The BCP was an attempt to make a heavily Benedictine influenced spirituality of prayer and Eucharist available to all people. I have heard it called “the monasticism of all believers,” but in the very least in was taking ascetical spiritual practices from the monastery and putting them right in the bedrooms, kitchens, and parish churches of lay people.
But one of the functions of a liturgy is to preserve words and the possibility of an approach to God which is hard or impossible to express in the language of the street.
It much of contemporary western Christianity, we have forgotten the place of “liturgical language.” We feel much more comfortable with t-shirts that proclaim, “Jesus is my homeboy,” than we do with fear and awe and reverence. The Book of Common Prayer was and is a healthy corrective to this leisurely and “Hey there buddy” approach to God which is so common these days, but would be difficult to find in the Holy Scriptures.
Cranmer distilled his liturgy from his studies of the Christian past and especially of the patristic period – the first five centuries; the springtime of the Church.
In the Preface to the First Book of Common Prayer, of 1549, he appeals to the authority of the “auncient fathers” as a guide in liturgical matters. Queen Elizabeth I, in her letter to the Roman Catholic Princes of Europe, amplified the point “that there was no new faith propagated in England, no new religion set up but that which was commanded by Our Saviour, practised by the Primitive Church and approved by the Fathers of the best antiquity”.

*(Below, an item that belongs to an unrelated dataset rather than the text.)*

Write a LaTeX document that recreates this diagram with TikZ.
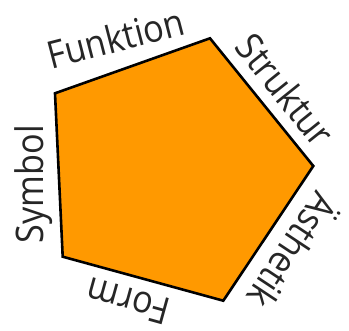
\documentclass[tikz,border=0pt]{standalone}
\usepackage{fontspec}
\setmainfont{Open Sans}[FakeStretch=0.9]
\usepackage{xcolor}
\usepackage{tikz}
\definecolor{pentorange}{RGB}{255,153,0}
\tikzset{
  pent/.style={draw=black,fill=pentorange,line width=2.6bp,line join=miter},
  lbl/.style={anchor=base,inner sep=0pt,text=black!85,font=\fontsize{38bp}{42bp}\selectfont}
}

\begin{document}
\begin{tikzpicture}[x=1bp,y=1bp]
\useasboundingbox (0,0) rectangle (349,331);
% corners of the pentagon
\coordinate (top) at (210,292.7);
\coordinate (rgt) at (313.3,165);
\coordinate (bot) at (223.3,30.3);
\coordinate (bl) at (62.7,74.3);
\coordinate (tl) at (55,237.7);
\draw[pent] (tl) -- (top) -- (rgt) -- (bot) -- (bl) -- cycle;
% labels round the edges
\node[lbl,rotate=14.5] (funktion) at (119.2,279.3) {Funktion};
\node[lbl,rotate=-51.2] (struktur) at (274.6,232.3) {Struktur};
\node[lbl,rotate=-123.5] (aesthetik) at (280.9,88) {Ästhetik};
\node[lbl,rotate=164.5] (form) at (131.5,42.5) {Form};
\node[lbl,rotate=90] (symbol) at (43.5,146.8) {Symbol};
\end{tikzpicture}
\end{document}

Some might say that what Cranmer did was not so much “write” the BCP, but to compile, edit, and translate it. Cranmer was not trying to do anything new, per se. He was trying to make sure that Biblical, Patristic Christianity was meaningfully and vitally practiced throughout England.
This next paragraph was so striking that I couldn’t help but include it here:
In a book published in 1662, Simon Patrick comments on the rites and ceremonies of divine worship and approves “that virtuous mediocrity which our church observes between the meretricious gaudiness of the Church of Rome and the squalid sluttery of fanatic conventicles.” Of course we would be too polite to say such things now but the Prayer Book offers a simple and moderate system for a whole life from baptism to last rites and seeks in its rubrics and ceremonies to embrace the whole person and not merely the cerebellum.
+London concludes with one of the finest single paragraphs about the BCP that I have ever read:
The Book of Common Prayer which immerses us in the whole symphony of scripture; which takes us through the Psalms every month; which makes available in a digestible but noble way the treasury of ancient Christian devotion has a beauty which is ancient but also fresh. If our civilisation is to have a future the roots must be irrigated and the texts which we choose to pass on to our children have the power to create a community which does not merely dwell in the flatlands of getting and spending but which sees visions with prophets, pursues wisdom with Solomon and lives with the generosity of the God who so loved the world that he was generous and gave himself to us in the person of Jesus Christ our Lord. Amen.
Sounds a bit like Alasdair Macintyre’s conclusion to “After Virtue.” “What the world needs is a new Benedict. Great post – thanks for sharing.